In one of several speeches that ended in a standing ovation, bill sponsor Louisa Wall told lawmakers the change was “our road toward healing”.
“In our society, the meaning of marriage is universal – it’s a declaration of love and commitment to a special person,” she said. She added that “nothing could make me more proud to be a New Zealander than passing this bill”.
The marriage movement gained momentum in New Zealand when American President Barack Obama last year announced his support for same-sex couples’ right to marry, according to the Huffington Post, even though the U.S. is far from fully embracing marriage equality:
The change was given impetus last May when U.S. President Barack Obama declared his support for gay marriage. That prompted Prime Minister Key to break his silence on the issue by saying he was “not personally opposed” to the idea. Wall then put forward the bill, which she had previously drafted.

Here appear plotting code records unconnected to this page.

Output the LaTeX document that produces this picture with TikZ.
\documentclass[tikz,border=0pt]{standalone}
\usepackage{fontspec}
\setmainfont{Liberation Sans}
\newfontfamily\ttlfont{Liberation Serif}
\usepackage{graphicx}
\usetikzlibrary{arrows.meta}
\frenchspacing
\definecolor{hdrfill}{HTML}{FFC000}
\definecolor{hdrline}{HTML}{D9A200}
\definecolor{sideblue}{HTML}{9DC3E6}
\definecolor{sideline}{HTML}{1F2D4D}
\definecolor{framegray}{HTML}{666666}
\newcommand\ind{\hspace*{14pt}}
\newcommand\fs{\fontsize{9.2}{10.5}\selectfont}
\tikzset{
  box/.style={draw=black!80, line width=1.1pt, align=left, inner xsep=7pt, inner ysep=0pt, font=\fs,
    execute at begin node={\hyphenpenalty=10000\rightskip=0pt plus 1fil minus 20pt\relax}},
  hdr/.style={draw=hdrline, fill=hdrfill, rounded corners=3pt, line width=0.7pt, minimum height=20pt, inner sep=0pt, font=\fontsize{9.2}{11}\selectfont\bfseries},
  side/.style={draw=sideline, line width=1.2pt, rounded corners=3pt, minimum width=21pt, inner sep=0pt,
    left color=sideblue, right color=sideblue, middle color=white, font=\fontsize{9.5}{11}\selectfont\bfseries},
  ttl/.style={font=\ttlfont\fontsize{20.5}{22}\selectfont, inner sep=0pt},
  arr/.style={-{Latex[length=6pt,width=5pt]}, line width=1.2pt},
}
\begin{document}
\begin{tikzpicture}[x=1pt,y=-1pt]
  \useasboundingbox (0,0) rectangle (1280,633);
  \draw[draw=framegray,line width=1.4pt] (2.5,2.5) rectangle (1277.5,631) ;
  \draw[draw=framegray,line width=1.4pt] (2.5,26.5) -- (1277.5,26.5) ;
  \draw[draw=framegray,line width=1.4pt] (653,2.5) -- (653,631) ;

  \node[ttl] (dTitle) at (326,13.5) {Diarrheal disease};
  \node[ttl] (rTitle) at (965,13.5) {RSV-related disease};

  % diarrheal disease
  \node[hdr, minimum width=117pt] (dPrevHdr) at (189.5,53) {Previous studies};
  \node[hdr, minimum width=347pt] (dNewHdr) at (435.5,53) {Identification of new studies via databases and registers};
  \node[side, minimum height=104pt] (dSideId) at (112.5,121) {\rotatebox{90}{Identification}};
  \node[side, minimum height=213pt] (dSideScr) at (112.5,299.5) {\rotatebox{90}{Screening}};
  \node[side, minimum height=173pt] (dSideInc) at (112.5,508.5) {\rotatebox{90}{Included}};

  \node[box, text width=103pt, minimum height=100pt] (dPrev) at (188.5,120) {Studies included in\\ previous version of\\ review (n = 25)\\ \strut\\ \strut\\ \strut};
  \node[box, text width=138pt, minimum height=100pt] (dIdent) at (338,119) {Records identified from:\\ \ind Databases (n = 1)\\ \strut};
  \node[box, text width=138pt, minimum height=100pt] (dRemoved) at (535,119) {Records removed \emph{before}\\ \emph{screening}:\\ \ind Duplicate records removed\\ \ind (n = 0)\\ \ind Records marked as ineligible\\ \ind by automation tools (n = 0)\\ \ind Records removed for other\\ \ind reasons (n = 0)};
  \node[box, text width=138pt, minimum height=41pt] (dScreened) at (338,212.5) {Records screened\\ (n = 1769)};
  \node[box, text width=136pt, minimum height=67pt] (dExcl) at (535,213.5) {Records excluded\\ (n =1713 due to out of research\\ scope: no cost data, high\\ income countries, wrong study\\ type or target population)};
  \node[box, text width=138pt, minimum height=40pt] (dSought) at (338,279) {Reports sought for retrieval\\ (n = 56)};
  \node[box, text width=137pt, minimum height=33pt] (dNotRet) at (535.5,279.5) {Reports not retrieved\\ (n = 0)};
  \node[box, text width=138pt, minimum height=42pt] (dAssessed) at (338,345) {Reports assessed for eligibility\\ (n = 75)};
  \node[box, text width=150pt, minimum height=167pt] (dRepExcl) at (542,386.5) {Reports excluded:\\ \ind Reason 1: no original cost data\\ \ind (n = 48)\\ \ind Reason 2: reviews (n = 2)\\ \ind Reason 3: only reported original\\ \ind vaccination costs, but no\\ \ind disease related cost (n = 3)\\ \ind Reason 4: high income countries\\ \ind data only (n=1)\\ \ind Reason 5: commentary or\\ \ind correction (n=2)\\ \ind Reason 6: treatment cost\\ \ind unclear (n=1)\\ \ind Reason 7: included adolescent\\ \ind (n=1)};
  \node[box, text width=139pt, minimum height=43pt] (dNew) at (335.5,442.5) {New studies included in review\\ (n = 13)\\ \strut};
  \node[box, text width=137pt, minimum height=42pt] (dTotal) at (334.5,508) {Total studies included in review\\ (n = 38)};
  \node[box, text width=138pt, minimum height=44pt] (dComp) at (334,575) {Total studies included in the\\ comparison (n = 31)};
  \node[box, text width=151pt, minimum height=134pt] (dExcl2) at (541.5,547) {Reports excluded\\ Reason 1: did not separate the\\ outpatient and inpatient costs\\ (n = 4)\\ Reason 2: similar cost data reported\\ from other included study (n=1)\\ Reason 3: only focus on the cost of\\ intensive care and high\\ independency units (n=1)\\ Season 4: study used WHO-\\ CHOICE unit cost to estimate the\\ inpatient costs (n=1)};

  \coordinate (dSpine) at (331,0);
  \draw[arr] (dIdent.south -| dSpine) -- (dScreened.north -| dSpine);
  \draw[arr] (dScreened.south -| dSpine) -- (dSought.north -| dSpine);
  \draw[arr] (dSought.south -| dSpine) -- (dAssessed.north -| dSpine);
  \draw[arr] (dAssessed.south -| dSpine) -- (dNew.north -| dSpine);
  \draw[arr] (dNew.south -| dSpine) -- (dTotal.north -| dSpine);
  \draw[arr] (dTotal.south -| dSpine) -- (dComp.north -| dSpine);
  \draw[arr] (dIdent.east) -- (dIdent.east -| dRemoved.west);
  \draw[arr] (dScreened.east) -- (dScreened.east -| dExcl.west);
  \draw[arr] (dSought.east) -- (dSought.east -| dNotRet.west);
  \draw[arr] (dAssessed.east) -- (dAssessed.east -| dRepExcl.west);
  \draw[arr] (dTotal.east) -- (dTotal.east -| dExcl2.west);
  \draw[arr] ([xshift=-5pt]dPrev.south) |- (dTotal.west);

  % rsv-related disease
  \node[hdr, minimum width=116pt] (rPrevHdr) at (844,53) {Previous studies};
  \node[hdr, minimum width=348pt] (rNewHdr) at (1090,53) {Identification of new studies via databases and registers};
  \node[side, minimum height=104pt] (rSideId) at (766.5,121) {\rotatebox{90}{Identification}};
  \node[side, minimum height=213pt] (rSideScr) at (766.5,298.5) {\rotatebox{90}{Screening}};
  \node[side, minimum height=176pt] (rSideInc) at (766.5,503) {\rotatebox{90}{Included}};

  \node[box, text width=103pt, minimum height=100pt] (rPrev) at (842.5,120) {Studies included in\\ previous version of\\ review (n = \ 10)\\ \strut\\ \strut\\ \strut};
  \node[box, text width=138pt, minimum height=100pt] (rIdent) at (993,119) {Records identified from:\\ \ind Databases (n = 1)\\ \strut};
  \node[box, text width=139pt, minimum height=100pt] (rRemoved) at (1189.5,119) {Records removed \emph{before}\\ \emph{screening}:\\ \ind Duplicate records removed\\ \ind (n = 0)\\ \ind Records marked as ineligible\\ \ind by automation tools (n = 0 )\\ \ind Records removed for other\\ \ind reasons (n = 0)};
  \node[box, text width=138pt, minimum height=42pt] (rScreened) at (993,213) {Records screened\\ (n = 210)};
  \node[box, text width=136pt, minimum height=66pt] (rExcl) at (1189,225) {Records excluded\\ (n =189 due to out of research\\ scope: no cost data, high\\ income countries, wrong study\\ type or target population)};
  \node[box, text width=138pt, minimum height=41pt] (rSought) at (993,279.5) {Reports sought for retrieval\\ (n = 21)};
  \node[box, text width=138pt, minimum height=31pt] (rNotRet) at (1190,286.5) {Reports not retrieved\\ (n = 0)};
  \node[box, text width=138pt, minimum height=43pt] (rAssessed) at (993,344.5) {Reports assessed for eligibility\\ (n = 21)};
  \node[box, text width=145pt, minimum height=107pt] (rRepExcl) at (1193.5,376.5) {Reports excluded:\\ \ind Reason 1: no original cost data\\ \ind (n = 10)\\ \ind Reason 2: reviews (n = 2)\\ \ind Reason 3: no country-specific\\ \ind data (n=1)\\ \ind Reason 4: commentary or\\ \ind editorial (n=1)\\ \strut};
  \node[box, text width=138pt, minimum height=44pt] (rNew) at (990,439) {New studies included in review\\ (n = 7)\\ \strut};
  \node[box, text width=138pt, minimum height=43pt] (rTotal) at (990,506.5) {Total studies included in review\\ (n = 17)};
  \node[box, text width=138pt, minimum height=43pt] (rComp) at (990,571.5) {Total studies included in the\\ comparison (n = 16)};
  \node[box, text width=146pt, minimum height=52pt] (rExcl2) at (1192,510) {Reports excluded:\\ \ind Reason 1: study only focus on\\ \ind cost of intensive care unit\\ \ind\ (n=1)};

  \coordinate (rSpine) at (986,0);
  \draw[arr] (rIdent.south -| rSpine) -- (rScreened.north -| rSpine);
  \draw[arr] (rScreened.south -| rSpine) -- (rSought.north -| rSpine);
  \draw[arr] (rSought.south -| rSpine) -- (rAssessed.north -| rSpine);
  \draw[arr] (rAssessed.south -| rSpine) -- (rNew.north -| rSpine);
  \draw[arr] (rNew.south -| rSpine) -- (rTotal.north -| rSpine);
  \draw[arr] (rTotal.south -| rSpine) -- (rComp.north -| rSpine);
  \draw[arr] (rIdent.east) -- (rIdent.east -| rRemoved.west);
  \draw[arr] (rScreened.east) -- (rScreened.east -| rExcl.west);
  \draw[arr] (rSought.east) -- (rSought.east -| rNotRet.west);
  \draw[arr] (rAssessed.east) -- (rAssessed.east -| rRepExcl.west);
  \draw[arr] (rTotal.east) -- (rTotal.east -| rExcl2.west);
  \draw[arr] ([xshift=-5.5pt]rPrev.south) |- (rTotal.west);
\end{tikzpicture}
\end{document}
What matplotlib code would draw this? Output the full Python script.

Same-sex marriage is recognized in the Netherlands, Belgium, Spain, Canada, South Africa, Norway, Sweden, Portugal, Iceland, Argentina and Denmark. Lawmakers in Uruguay approved a law last week that President Jose Mujica is expected to sign. Nine states in the U.S. also recognize such marriages, but the federal government does not.
“It’s wonderful for them that they can marry so close to Australia, but of course all of those couples would prefer to marry in the country they love with their family and friends nearby,” [spokesman Rodney] Croome said.
Mr. Croome says the New Zealand decision will be a “game changer” when it comes to the debate on same-sex marriage in Australia.
“This will increase pressure on our politicians to take action,” he said. “Australians will be saying ‘we need to catch up’, our politicians need to do the same.”
All this talk about an international movement for marriage equality and the U.S. is STILL struggling to legalize equal marriage on a state-by-state basis. Major congratulations to all those who worked for this historic moment in New Zealand, and I truly hope the rest of the world — hint, hint, America — is taking note.